RAW DATA

>> Start

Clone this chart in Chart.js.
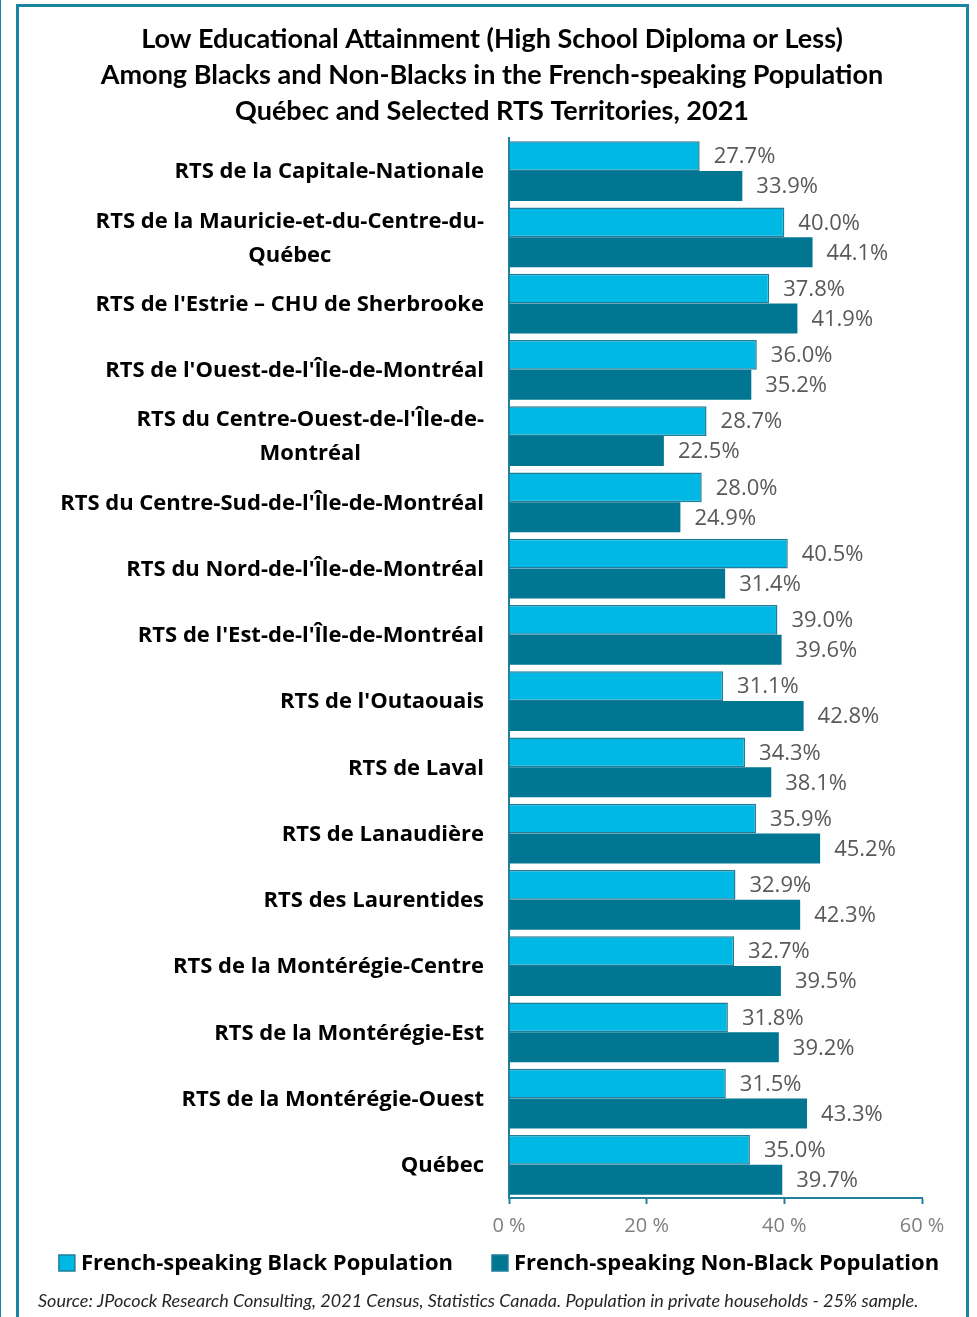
<!DOCTYPE html>
<html>
<head>
<meta charset="utf-8">
<script src="https://cdn.jsdelivr.net/npm/chart.js@4.4.0/dist/chart.umd.min.js"></script>
<style>
  html, body { margin: 0; padding: 0; background: #fff; overflow: hidden; }
  #wrap { position: relative; width: 977px; height: 1317px; }
  #frame { position: absolute; left: 16px; top: 4px; width: 953px; height: 1400px; border: 3px solid #1a85a1; box-sizing: border-box; }
  #edge { position: absolute; left: 0; top: 0; width: 1px; height: 1317px; background: #1a85a1; }
  canvas { position: absolute; left: 0; top: 0; }
</style>
</head>
<body>
<div id="wrap">
  <div id="frame"></div>
  <div id="edge"></div>
  <canvas id="myChart" width="977" height="1317"></canvas>
</div>
<script>
const categories = [
    'RTS de la Capitale-Nationale',
    ['RTS de la Mauricie-et-du-Centre-du-', 'Québec'],
    'RTS de l\'Estrie – CHU de Sherbrooke',
    'RTS de l\'Ouest-de-l\'Île-de-Montréal',
    ['RTS du Centre-Ouest-de-l\'Île-de-', 'Montréal'],
    'RTS du Centre-Sud-de-l\'Île-de-Montréal',
    'RTS du Nord-de-l\'Île-de-Montréal',
    'RTS de l\'Est-de-l\'Île-de-Montréal',
    'RTS de l\'Outaouais',
    'RTS de Laval',
    'RTS de Lanaudière',
    'RTS des Laurentides',
    'RTS de la Montérégie-Centre',
    'RTS de la Montérégie-Est',
    'RTS de la Montérégie-Ouest',
    'Québec',
];

const blackPop = [27.7, 40.0, 37.8, 36.0, 28.7, 28.0, 40.5, 39.0, 31.1, 34.3, 35.9, 32.9, 32.7, 31.8, 31.5, 35.0];
const nonBlackPop = [33.9, 44.1, 41.9, 35.2, 22.5, 24.9, 31.4, 39.6, 42.8, 38.1, 45.2, 42.3, 39.5, 39.2, 43.3, 39.7];
const xTicks = [0, 20, 40, 60];

const seriesNames = ['French-speaking Black Population', 'French-speaking Non-Black Population'];
const sourceNote = 'Source: JPocock Research Consulting, 2021 Census, Statistics Canada. Population in private households - 25% sample.';

const teal = '#1f7f9c';

// value labels at the end of each bar
const valueLabels = {
    id: 'valueLabels',
    afterDatasetsDraw(chart) {
        const ctx = chart.ctx;
        ctx.save();
        ctx.font = '22px "Open Sans"';
        ctx.fillStyle = '#595959';
        ctx.textAlign = 'left';
        ctx.textBaseline = 'middle';
        chart.data.datasets.forEach((ds, di) => {
            chart.getDatasetMeta(di).data.forEach((bar, i) => {
                ctx.fillText(ds.data[i].toFixed(1) + '%', bar.x + 14, bar.y + 1);
            });
        });
        ctx.restore();
    }
};

// category labels: block right aligned, lines centred inside the block
const categoryLabels = {
    id: 'categoryLabels',
    afterDraw(chart) {
        const ctx = chart.ctx;
        const yScale = chart.scales.y;
        const right = chart.chartArea.left - 25;
        ctx.save();
        ctx.font = 'bold 22px "Open Sans"';
        ctx.fillStyle = '#000';
        ctx.textAlign = 'center';
        ctx.textBaseline = 'middle';
        categories.forEach((label, i) => {
            const lines = Array.isArray(label) ? label : [label];
            const w = Math.max(...lines.map(l => ctx.measureText(l).width));
            const cy = yScale.getPixelForValue(i);
            lines.forEach((line, j) => {
                ctx.fillText(line, right - w / 2, cy + 1 + (j - (lines.length - 1) / 2) * 34);
            });
        });
        ctx.restore();
    }
};

// legend + source note under the axis
const bottomText = {
    id: 'bottomText',
    afterDraw(chart) {
        const ctx = chart.ctx;
        ctx.save();
        ctx.font = 'bold 22px "Open Sans"';
        ctx.textBaseline = 'middle';
        ctx.textAlign = 'left';
        const box = 16, gapText = 6, gapItem = 39;
        const widths = chart.data.datasets.map(ds => ctx.measureText(ds.label).width);
        const total = widths.reduce((a, w) => a + box + gapText + w, 0) + gapItem;
        let x = 499 - total / 2;
        const y = 1263;
        chart.data.datasets.forEach((ds, i) => {
            ctx.fillStyle = ds.backgroundColor;
            ctx.fillRect(x, y - box / 2, box, box);
            ctx.strokeStyle = teal;
            ctx.lineWidth = 1.5;
            ctx.strokeRect(x, y - box / 2, box, box);
            ctx.fillStyle = '#000';
            ctx.fillText(ds.label, x + box + gapText, y + 1);
            x += box + gapText + widths[i] + gapItem;
        });
        ctx.font = 'italic 18px Lato';
        ctx.fillStyle = '#262626';
        ctx.fillText(sourceNote, 38, 1301);
        ctx.restore();
    }
};

const data = {
    labels: categories,
    datasets: [{
        label: seriesNames[0],
        data: blackPop,
        backgroundColor: '#00b8e4',
        borderColor: '#237c96',
        borderWidth: 1.5,
    }, {
        label: seriesNames[1],
        data: nonBlackPop,
        backgroundColor: '#007692',
        borderColor: '#007692',
        borderWidth: 0,
    }]
};

const config = {
    type: 'bar',
    data: data,
    plugins: [valueLabels, categoryLabels, bottomText],
    options: {
        indexAxis: 'y',
        responsive: false,
        animation: false,
        categoryPercentage: 0.9,
        barPercentage: 1.0,
        layout: { padding: { left: 17, right: 10, top: 0, bottom: 81 } },
        plugins: {
            legend: { display: false },
            tooltip: { enabled: false },
            title: {
                display: true,
                text: [
                    'Low Educational Attainment (High School Diploma or Less)',
                    'Among Blacks and Non-Blacks in the French-speaking Population',
                    'Québec and Selected RTS Territories, 2021'
                ],
                color: '#000',
                font: { family: 'Lato', size: 27, weight: 'bold', lineHeight: 1.333 },
                padding: { top: 21, bottom: 9 }
            }
        },
        scales: {
            x: {
                min: xTicks[0],
                max: xTicks[xTicks.length - 1],
                afterBuildTicks: s => { s.ticks = xTicks.map(v => ({ value: v })); },
                afterFit: s => { s.height = 38; },
                ticks: {
                    callback: v => v + ' %',
                    color: '#7f7f7f',
                    font: { family: 'Open Sans', size: 20 },
                    padding: 10,
                    maxRotation: 0
                },
                grid: { display: true, drawOnChartArea: false, drawTicks: true, tickLength: 6, color: teal, tickWidth: 2 },
                border: { display: true, color: teal, width: 2 }
            },
            y: {
                afterFit: s => { s.width = 492; },
                ticks: { display: false },
                grid: { display: false },
                border: { display: true, color: teal, width: 2 }
            },
            yRight: {
                axis: 'y',
                type: 'linear',
                position: 'right',
                display: true,
                afterFit: s => { s.width = 45; },
                ticks: { display: false },
                grid: { display: false },
                border: { display: false }
            }
        }
    }
};

const myChart = new Chart(document.getElementById('myChart'), config);
</script>
</body>
</html>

>> End

Make an exact copy of all the material, but keep the pictures out of it.

RESULT BELOW
Clone this chart in Chart.js.
<!DOCTYPE html>
<html>
<head>
<meta charset="utf-8">
<script src="https://cdn.jsdelivr.net/npm/chart.js@4.4.0/dist/chart.umd.min.js"></script>
<style>
  html, body { margin: 0; padding: 0; background: #fff; overflow: hidden; }
  #wrap { position: relative; width: 977px; height: 1317px; }
  #frame { position: absolute; left: 16px; top: 4px; width: 953px; height: 1400px; border: 3px solid #1a85a1; box-sizing: border-box; }
  #edge { position: absolute; left: 0; top: 0; width: 1px; height: 1317px; background: #1a85a1; }
  canvas { position: absolute; left: 0; top: 0; }
</style>
</head>
<body>
<div id="wrap">
  <div id="frame"></div>
  <div id="edge"></div>
  <canvas id="myChart" width="977" height="1317"></canvas>
</div>
<script>
const categories = [
    'RTS de la Capitale-Nationale',
    ['RTS de la Mauricie-et-du-Centre-du-', 'Québec'],
    'RTS de l\'Estrie – CHU de Sherbrooke',
    'RTS de l\'Ouest-de-l\'Île-de-Montréal',
    ['RTS du Centre-Ouest-de-l\'Île-de-', 'Montréal'],
    'RTS du Centre-Sud-de-l\'Île-de-Montréal',
    'RTS du Nord-de-l\'Île-de-Montréal',
    'RTS de l\'Est-de-l\'Île-de-Montréal',
    'RTS de l\'Outaouais',
    'RTS de Laval',
    'RTS de Lanaudière',
    'RTS des Laurentides',
    'RTS de la Montérégie-Centre',
    'RTS de la Montérégie-Est',
    'RTS de la Montérégie-Ouest',
    'Québec',
];

const blackPop = [27.7, 40.0, 37.8, 36.0, 28.7, 28.0, 40.5, 39.0, 31.1, 34.3, 35.9, 32.9, 32.7, 31.8, 31.5, 35.0];
const nonBlackPop = [33.9, 44.1, 41.9, 35.2, 22.5, 24.9, 31.4, 39.6, 42.8, 38.1, 45.2, 42.3, 39.5, 39.2, 43.3, 39.7];
const xTicks = [0, 20, 40, 60];

const seriesNames = ['French-speaking Black Population', 'French-speaking Non-Black Population'];
const sourceNote = 'Source: JPocock Research Consulting, 2021 Census, Statistics Canada. Population in private households - 25% sample.';

const teal = '#1f7f9c';

// value labels at the end of each bar
const valueLabels = {
    id: 'valueLabels',
    afterDatasetsDraw(chart) {
        const ctx = chart.ctx;
        ctx.save();
        ctx.font = '22px "Open Sans"';
        ctx.fillStyle = '#595959';
        ctx.textAlign = 'left';
        ctx.textBaseline = 'middle';
        chart.data.datasets.forEach((ds, di) => {
            chart.getDatasetMeta(di).data.forEach((bar, i) => {
                ctx.fillText(ds.data[i].toFixed(1) + '%', bar.x + 14, bar.y + 1);
            });
        });
        ctx.restore();
    }
};

// category labels: block right aligned, lines centred inside the block
const categoryLabels = {
    id: 'categoryLabels',
    afterDraw(chart) {
        const ctx = chart.ctx;
        const yScale = chart.scales.y;
        const right = chart.chartArea.left - 25;
        ctx.save();
        ctx.font = 'bold 22px "Open Sans"';
        ctx.fillStyle = '#000';
        ctx.textAlign = 'center';
        ctx.textBaseline = 'middle';
        categories.forEach((label, i) => {
            const lines = Array.isArray(label) ? label : [label];
            const w = Math.max(...lines.map(l => ctx.measureText(l).width));
            const cy = yScale.getPixelForValue(i);
            lines.forEach((line, j) => {
                ctx.fillText(line, right - w / 2, cy + 1 + (j - (lines.length - 1) / 2) * 34);
            });
        });
        ctx.restore();
    }
};

// legend + source note under the axis
const bottomText = {
    id: 'bottomText',
    afterDraw(chart) {
        const ctx = chart.ctx;
        ctx.save();
        ctx.font = 'bold 22px "Open Sans"';
        ctx.textBaseline = 'middle';
        ctx.textAlign = 'left';
        const box = 16, gapText = 6, gapItem = 39;
        const widths = chart.data.datasets.map(ds => ctx.measureText(ds.label).width);
        const total = widths.reduce((a, w) => a + box + gapText + w, 0) + gapItem;
        let x = 499 - total / 2;
        const y = 1263;
        chart.data.datasets.forEach((ds, i) => {
            ctx.fillStyle = ds.backgroundColor;
            ctx.fillRect(x, y - box / 2, box, box);
            ctx.strokeStyle = teal;
            ctx.lineWidth = 1.5;
            ctx.strokeRect(x, y - box / 2, box, box);
            ctx.fillStyle = '#000';
            ctx.fillText(ds.label, x + box + gapText, y + 1);
            x += box + gapText + widths[i] + gapItem;
        });
        ctx.font = 'italic 18px Lato';
        ctx.fillStyle = '#262626';
        ctx.fillText(sourceNote, 38, 1301);
        ctx.restore();
    }
};

const data = {
    labels: categories,
    datasets: [{
        label: seriesNames[0],
        data: blackPop,
        backgroundColor: '#00b8e4',
        borderColor: '#237c96',
        borderWidth: 1.5,
    }, {
        label: seriesNames[1],
        data: nonBlackPop,
        backgroundColor: '#007692',
        borderColor: '#007692',
        borderWidth: 0,
    }]
};

const config = {
    type: 'bar',
    data: data,
    plugins: [valueLabels, categoryLabels, bottomText],
    options: {
        indexAxis: 'y',
        responsive: false,
        animation: false,
        categoryPercentage: 0.9,
        barPercentage: 1.0,
        layout: { padding: { left: 17, right: 10, top: 0, bottom: 81 } },
        plugins: {
            legend: { display: false },
            tooltip: { enabled: false },
            title: {
                display: true,
                text: [
                    'Low Educational Attainment (High School Diploma or Less)',
                    'Among Blacks and Non-Blacks in the French-speaking Population',
                    'Québec and Selected RTS Territories, 2021'
                ],
                color: '#000',
                font: { family: 'Lato', size: 27, weight: 'bold', lineHeight: 1.333 },
                padding: { top: 21, bottom: 9 }
            }
        },
        scales: {
            x: {
                min: xTicks[0],
                max: xTicks[xTicks.length - 1],
                afterBuildTicks: s => { s.ticks = xTicks.map(v => ({ value: v })); },
                afterFit: s => { s.height = 38; },
                ticks: {
                    callback: v => v + ' %',
                    color: '#7f7f7f',
                    font: { family: 'Open Sans', size: 20 },
                    padding: 10,
                    maxRotation: 0
                },
                grid: { display: true, drawOnChartArea: false, drawTicks: true, tickLength: 6, color: teal, tickWidth: 2 },
                border: { display: true, color: teal, width: 2 }
            },
            y: {
                afterFit: s => { s.width = 492; },
                ticks: { display: false },
                grid: { display: false },
                border: { display: true, color: teal, width: 2 }
            },
            yRight: {
                axis: 'y',
                type: 'linear',
                position: 'right',
                display: true,
                afterFit: s => { s.width = 45; },
                ticks: { display: false },
                grid: { display: false },
                border: { display: false }
            }
        }
    }
};

const myChart = new Chart(document.getElementById('myChart'), config);
</script>
</body>
</html>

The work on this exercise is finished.